* **TASK TO COMPLETE**
Quote every line as written. Omit pictures.

↓↓↓

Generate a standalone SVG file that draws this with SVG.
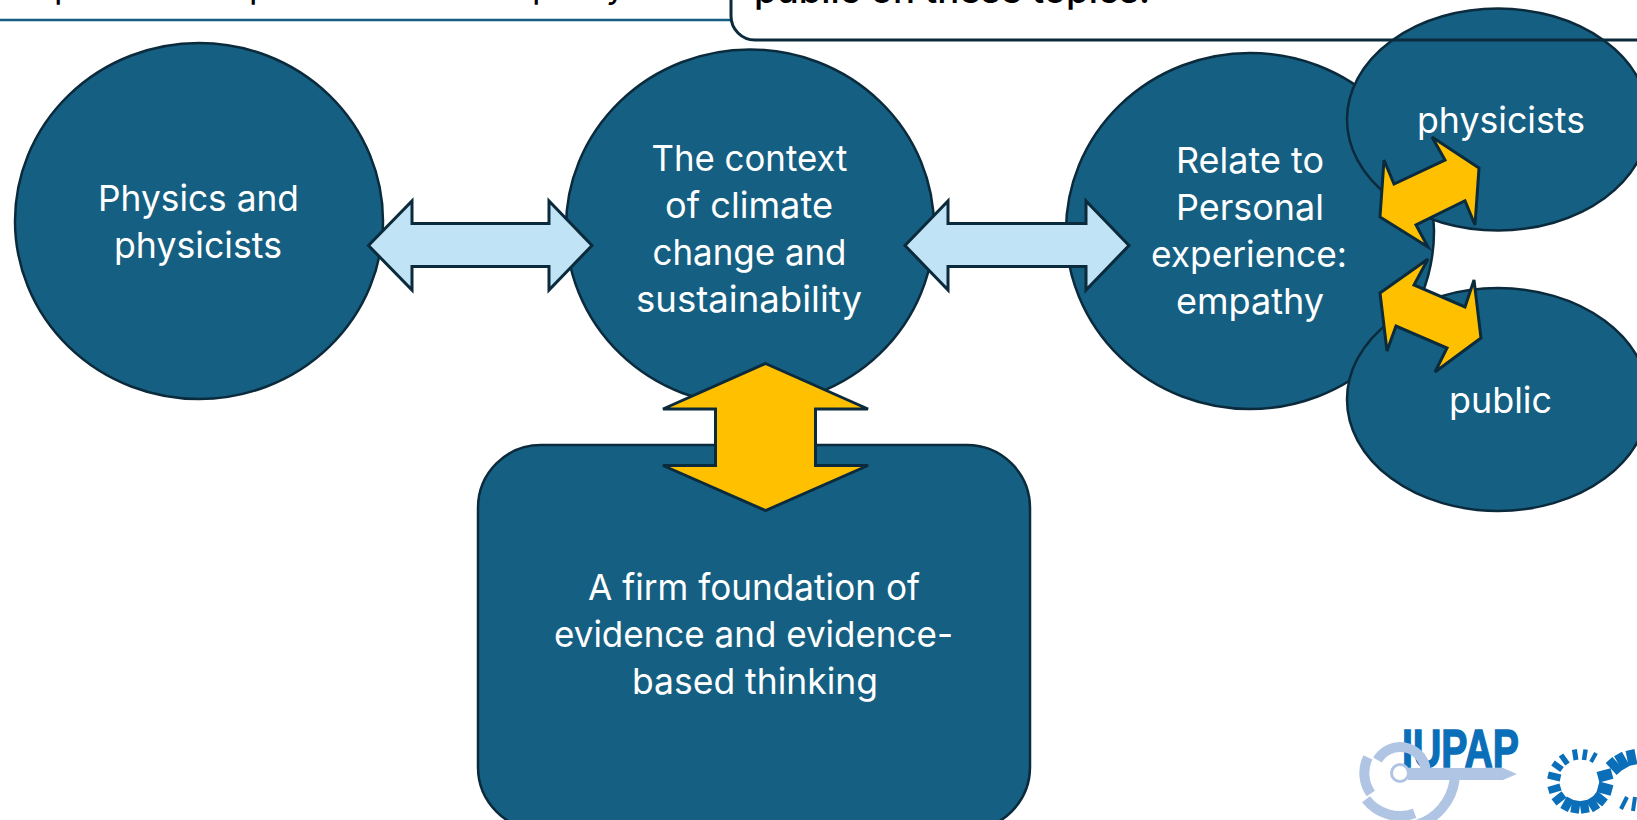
<svg xmlns="http://www.w3.org/2000/svg" width="1637" height="820" viewBox="0 0 1637 820">
<style>
.n{fill:#156082;stroke:#0b2a3c;stroke-width:2.5}
.t{font-family:"Inter","Noto Sans","Liberation Sans",sans-serif;font-size:36px;fill:#fff;text-anchor:middle;transform:translateY(1px)}
.k{font-family:"Inter","Noto Sans","Liberation Sans",sans-serif;font-size:35px;fill:#000}
.la{fill:#c0e4f5;stroke:#0b2a3c;stroke-width:3;stroke-linejoin:miter}
.ga{fill:#ffc000;stroke:#0b2a3c;stroke-width:3;stroke-linejoin:miter}
.gr{fill:none;stroke:#b0c4e4;stroke-width:10}
.bt{stroke:#0a6eb8;fill:none}
</style>
<rect width="1637" height="820" fill="#fff"/>
<line x1="0" y1="20" x2="731" y2="20" stroke="#156082" stroke-width="2.5"/>
<g id="node-physics"><ellipse class="n" cx="199" cy="221" rx="184" ry="178"/>
<text class="t" x="198.500" y="210" textLength="201" lengthAdjust="spacingAndGlyphs">Physics and</text>
<text class="t" x="198" y="257" textLength="168" lengthAdjust="spacingAndGlyphs">physicists</text></g>
<g id="node-context"><ellipse class="n" cx="750" cy="227.500" rx="184" ry="178"/>
<text class="t" x="749.500" y="170" textLength="196" lengthAdjust="spacingAndGlyphs">The context</text>
<text class="t" x="749" y="217" textLength="168" lengthAdjust="spacingAndGlyphs">of climate</text>
<text class="t" x="749.500" y="264" textLength="194" lengthAdjust="spacingAndGlyphs">change and</text>
<text class="t" x="749" y="311" textLength="226" lengthAdjust="spacingAndGlyphs">sustainability</text></g>
<g id="node-personal"><ellipse class="n" cx="1250" cy="231" rx="184" ry="178"/>
<text class="t" x="1250" y="172" textLength="148" lengthAdjust="spacingAndGlyphs">Relate to</text>
<text class="t" x="1250" y="219" textLength="148" lengthAdjust="spacingAndGlyphs">Personal</text>
<text class="t" x="1249" y="266" textLength="196" lengthAdjust="spacingAndGlyphs">experience:</text>
<text class="t" x="1250" y="313" textLength="148" lengthAdjust="spacingAndGlyphs">empathy</text></g>
<g id="node-physicists"><ellipse class="n" cx="1498" cy="119.500" rx="151" ry="111"/>
<text class="t" x="1501" y="132" textLength="168" lengthAdjust="spacingAndGlyphs">physicists</text></g>
<g id="node-public"><ellipse class="n" cx="1498" cy="399.500" rx="151" ry="111.500"/>
<text class="t" x="1500.500" y="411.500" textLength="103" lengthAdjust="spacingAndGlyphs">public</text></g>
<g id="node-foundation"><rect class="n" x="478" y="445" width="552" height="385" rx="63" ry="63"/>
<text class="t" x="754" y="599" textLength="332" lengthAdjust="spacingAndGlyphs">A firm foundation of</text>
<text class="t" x="753.500" y="646" textLength="399" lengthAdjust="spacingAndGlyphs">evidence and evidence-</text>
<text class="t" x="755" y="693" textLength="246" lengthAdjust="spacingAndGlyphs">based thinking</text></g>
<g id="node-topbox"><path d="M731 -5V16A24 24 0 0 0 755 40H1642" fill="none" stroke="#0b2a3c" stroke-width="3"/>
<text class="k" font-weight="500" x="754" y="3" textLength="396" lengthAdjust="spacingAndGlyphs">public on these topics.</text>
<text class="k" x="54 249 532 606" y="-2">pppy</text></g>
<g id="connectors">
<polygon class="la" points="368.500,245.500 412,201 412,223.500 549,223.500 549,201 592,245.500 549,290 549,266.500 412,266.500 412,290"/>
<polygon class="la" points="905,245.500 948,201 948,223.500 1086,223.500 1086,201 1129,245.500 1086,290 1086,266.500 948,266.500 948,290"/>
<polygon class="ga" points="765.500,363.500 868,409 815.500,409 815.500,465.500 868,465.500 765.500,510.500 663,465.500 715.500,465.500 715.500,409 663,409"/>
<polygon class="ga" points="1445,160 1432,137 1479,168 1475,225 1465,200.700 1416,225 1428,247 1380,217 1384,160 1394,184"/>
<polygon class="ga" points="1428,259 1414,285 1465,307 1474,280 1481,338 1435,372 1447,348 1396,326 1387,351 1380,293"/>
</g>
<g id="logo-iupap">
<text x="1402" y="767" font-family="Liberation Sans,sans-serif" font-weight="700" font-size="54" fill="#0a6eb8" stroke="#0a6eb8" stroke-width="1.500" textLength="117" lengthAdjust="spacingAndGlyphs">IUPAP</text>
<circle cx="1400" cy="773" r="8.500" fill="#fff" stroke="#b0c4e4" stroke-width="3"/>
<polygon points="1408,768 1503,768 1517,774 1503,780 1408,780" fill="#b0c4e4"/>
<path class="gr" d="M1377.500 760A26 26 0 0 1 1425.600 768.500"/>
<path class="gr" d="M1367.900 757.400A35.700 35.700 0 0 0 1370.800 793.500"/>
<path class="gr" d="M1366 799.300A43 43 0 0 0 1414.600 813.400"/>
<path class="gr" d="M1454.600 779.600A55 55 0 0 1 1416.500 825"/>
</g>
<g id="logo-ring">
<line class="bt" x1="1591" y1="762" x2="1596" y2="753" stroke-width="4"/>
<line class="bt" x1="1584" y1="760" x2="1585.600" y2="749.500" stroke-width="4.500"/>
<line class="bt" x1="1576" y1="760" x2="1574.400" y2="749.500" stroke-width="5"/>
<line class="bt" x1="1567.500" y1="764" x2="1561" y2="755" stroke-width="5.500"/>
<line class="bt" x1="1562" y1="769.500" x2="1553" y2="763" stroke-width="6"/>
<line class="bt" x1="1560.500" y1="778" x2="1548" y2="775" stroke-width="7"/>
<line class="bt" x1="1560.500" y1="787" x2="1548.500" y2="790.500" stroke-width="7.500"/>
<line class="bt" x1="1564" y1="794.500" x2="1554" y2="802.300" stroke-width="8"/>
<line class="bt" x1="1570.500" y1="798.500" x2="1564" y2="810" stroke-width="8.500"/>
<line class="bt" x1="1576.500" y1="800.500" x2="1574.500" y2="813" stroke-width="8.500"/>
<line class="bt" x1="1583.500" y1="800.500" x2="1585.500" y2="813" stroke-width="8.500"/>
<line class="bt" x1="1589.500" y1="798.500" x2="1596.500" y2="810" stroke-width="8.500"/>
<line class="bt" x1="1594.500" y1="794.500" x2="1605" y2="803" stroke-width="9"/>
<line class="bt" x1="1598" y1="786.800" x2="1612" y2="790.500" stroke-width="11"/>
<line class="bt" x1="1598" y1="777.200" x2="1612" y2="773.500" stroke-width="11"/>
<line class="bt" x1="1609" y1="760" x2="1620" y2="772" stroke-width="9"/>
<line class="bt" x1="1618" y1="754" x2="1626" y2="768" stroke-width="9"/>
<line class="bt" x1="1630" y1="750" x2="1633" y2="765" stroke-width="9"/>
<line class="bt" x1="1627" y1="797" x2="1621" y2="809" stroke-width="4"/>
<line class="bt" x1="1635" y1="797" x2="1633" y2="811" stroke-width="4"/>
</g>
</svg>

↑↑↑

* **WORKED ANSWER**
Generate a standalone SVG file that draws this with SVG.
<svg xmlns="http://www.w3.org/2000/svg" width="1637" height="820" viewBox="0 0 1637 820">
<style>
.n{fill:#156082;stroke:#0b2a3c;stroke-width:2.5}
.t{font-family:"Inter","Noto Sans","Liberation Sans",sans-serif;font-size:36px;fill:#fff;text-anchor:middle;transform:translateY(1px)}
.k{font-family:"Inter","Noto Sans","Liberation Sans",sans-serif;font-size:35px;fill:#000}
.la{fill:#c0e4f5;stroke:#0b2a3c;stroke-width:3;stroke-linejoin:miter}
.ga{fill:#ffc000;stroke:#0b2a3c;stroke-width:3;stroke-linejoin:miter}
.gr{fill:none;stroke:#b0c4e4;stroke-width:10}
.bt{stroke:#0a6eb8;fill:none}
</style>
<rect width="1637" height="820" fill="#fff"/>
<line x1="0" y1="20" x2="731" y2="20" stroke="#156082" stroke-width="2.5"/>
<g id="node-physics"><ellipse class="n" cx="199" cy="221" rx="184" ry="178"/>
<text class="t" x="198.500" y="210" textLength="201" lengthAdjust="spacingAndGlyphs">Physics and</text>
<text class="t" x="198" y="257" textLength="168" lengthAdjust="spacingAndGlyphs">physicists</text></g>
<g id="node-context"><ellipse class="n" cx="750" cy="227.500" rx="184" ry="178"/>
<text class="t" x="749.500" y="170" textLength="196" lengthAdjust="spacingAndGlyphs">The context</text>
<text class="t" x="749" y="217" textLength="168" lengthAdjust="spacingAndGlyphs">of climate</text>
<text class="t" x="749.500" y="264" textLength="194" lengthAdjust="spacingAndGlyphs">change and</text>
<text class="t" x="749" y="311" textLength="226" lengthAdjust="spacingAndGlyphs">sustainability</text></g>
<g id="node-personal"><ellipse class="n" cx="1250" cy="231" rx="184" ry="178"/>
<text class="t" x="1250" y="172" textLength="148" lengthAdjust="spacingAndGlyphs">Relate to</text>
<text class="t" x="1250" y="219" textLength="148" lengthAdjust="spacingAndGlyphs">Personal</text>
<text class="t" x="1249" y="266" textLength="196" lengthAdjust="spacingAndGlyphs">experience:</text>
<text class="t" x="1250" y="313" textLength="148" lengthAdjust="spacingAndGlyphs">empathy</text></g>
<g id="node-physicists"><ellipse class="n" cx="1498" cy="119.500" rx="151" ry="111"/>
<text class="t" x="1501" y="132" textLength="168" lengthAdjust="spacingAndGlyphs">physicists</text></g>
<g id="node-public"><ellipse class="n" cx="1498" cy="399.500" rx="151" ry="111.500"/>
<text class="t" x="1500.500" y="411.500" textLength="103" lengthAdjust="spacingAndGlyphs">public</text></g>
<g id="node-foundation"><rect class="n" x="478" y="445" width="552" height="385" rx="63" ry="63"/>
<text class="t" x="754" y="599" textLength="332" lengthAdjust="spacingAndGlyphs">A firm foundation of</text>
<text class="t" x="753.500" y="646" textLength="399" lengthAdjust="spacingAndGlyphs">evidence and evidence-</text>
<text class="t" x="755" y="693" textLength="246" lengthAdjust="spacingAndGlyphs">based thinking</text></g>
<g id="node-topbox"><path d="M731 -5V16A24 24 0 0 0 755 40H1642" fill="none" stroke="#0b2a3c" stroke-width="3"/>
<text class="k" font-weight="500" x="754" y="3" textLength="396" lengthAdjust="spacingAndGlyphs">public on these topics.</text>
<text class="k" x="54 249 532 606" y="-2">pppy</text></g>
<g id="connectors">
<polygon class="la" points="368.500,245.500 412,201 412,223.500 549,223.500 549,201 592,245.500 549,290 549,266.500 412,266.500 412,290"/>
<polygon class="la" points="905,245.500 948,201 948,223.500 1086,223.500 1086,201 1129,245.500 1086,290 1086,266.500 948,266.500 948,290"/>
<polygon class="ga" points="765.500,363.500 868,409 815.500,409 815.500,465.500 868,465.500 765.500,510.500 663,465.500 715.500,465.500 715.500,409 663,409"/>
<polygon class="ga" points="1445,160 1432,137 1479,168 1475,225 1465,200.700 1416,225 1428,247 1380,217 1384,160 1394,184"/>
<polygon class="ga" points="1428,259 1414,285 1465,307 1474,280 1481,338 1435,372 1447,348 1396,326 1387,351 1380,293"/>
</g>
<g id="logo-iupap">
<text x="1402" y="767" font-family="Liberation Sans,sans-serif" font-weight="700" font-size="54" fill="#0a6eb8" stroke="#0a6eb8" stroke-width="1.500" textLength="117" lengthAdjust="spacingAndGlyphs">IUPAP</text>
<circle cx="1400" cy="773" r="8.500" fill="#fff" stroke="#b0c4e4" stroke-width="3"/>
<polygon points="1408,768 1503,768 1517,774 1503,780 1408,780" fill="#b0c4e4"/>
<path class="gr" d="M1377.500 760A26 26 0 0 1 1425.600 768.500"/>
<path class="gr" d="M1367.900 757.400A35.700 35.700 0 0 0 1370.800 793.500"/>
<path class="gr" d="M1366 799.300A43 43 0 0 0 1414.600 813.400"/>
<path class="gr" d="M1454.600 779.600A55 55 0 0 1 1416.500 825"/>
</g>
<g id="logo-ring">
<line class="bt" x1="1591" y1="762" x2="1596" y2="753" stroke-width="4"/>
<line class="bt" x1="1584" y1="760" x2="1585.600" y2="749.500" stroke-width="4.500"/>
<line class="bt" x1="1576" y1="760" x2="1574.400" y2="749.500" stroke-width="5"/>
<line class="bt" x1="1567.500" y1="764" x2="1561" y2="755" stroke-width="5.500"/>
<line class="bt" x1="1562" y1="769.500" x2="1553" y2="763" stroke-width="6"/>
<line class="bt" x1="1560.500" y1="778" x2="1548" y2="775" stroke-width="7"/>
<line class="bt" x1="1560.500" y1="787" x2="1548.500" y2="790.500" stroke-width="7.500"/>
<line class="bt" x1="1564" y1="794.500" x2="1554" y2="802.300" stroke-width="8"/>
<line class="bt" x1="1570.500" y1="798.500" x2="1564" y2="810" stroke-width="8.500"/>
<line class="bt" x1="1576.500" y1="800.500" x2="1574.500" y2="813" stroke-width="8.500"/>
<line class="bt" x1="1583.500" y1="800.500" x2="1585.500" y2="813" stroke-width="8.500"/>
<line class="bt" x1="1589.500" y1="798.500" x2="1596.500" y2="810" stroke-width="8.500"/>
<line class="bt" x1="1594.500" y1="794.500" x2="1605" y2="803" stroke-width="9"/>
<line class="bt" x1="1598" y1="786.800" x2="1612" y2="790.500" stroke-width="11"/>
<line class="bt" x1="1598" y1="777.200" x2="1612" y2="773.500" stroke-width="11"/>
<line class="bt" x1="1609" y1="760" x2="1620" y2="772" stroke-width="9"/>
<line class="bt" x1="1618" y1="754" x2="1626" y2="768" stroke-width="9"/>
<line class="bt" x1="1630" y1="750" x2="1633" y2="765" stroke-width="9"/>
<line class="bt" x1="1627" y1="797" x2="1621" y2="809" stroke-width="4"/>
<line class="bt" x1="1635" y1="797" x2="1633" y2="811" stroke-width="4"/>
</g>
</svg>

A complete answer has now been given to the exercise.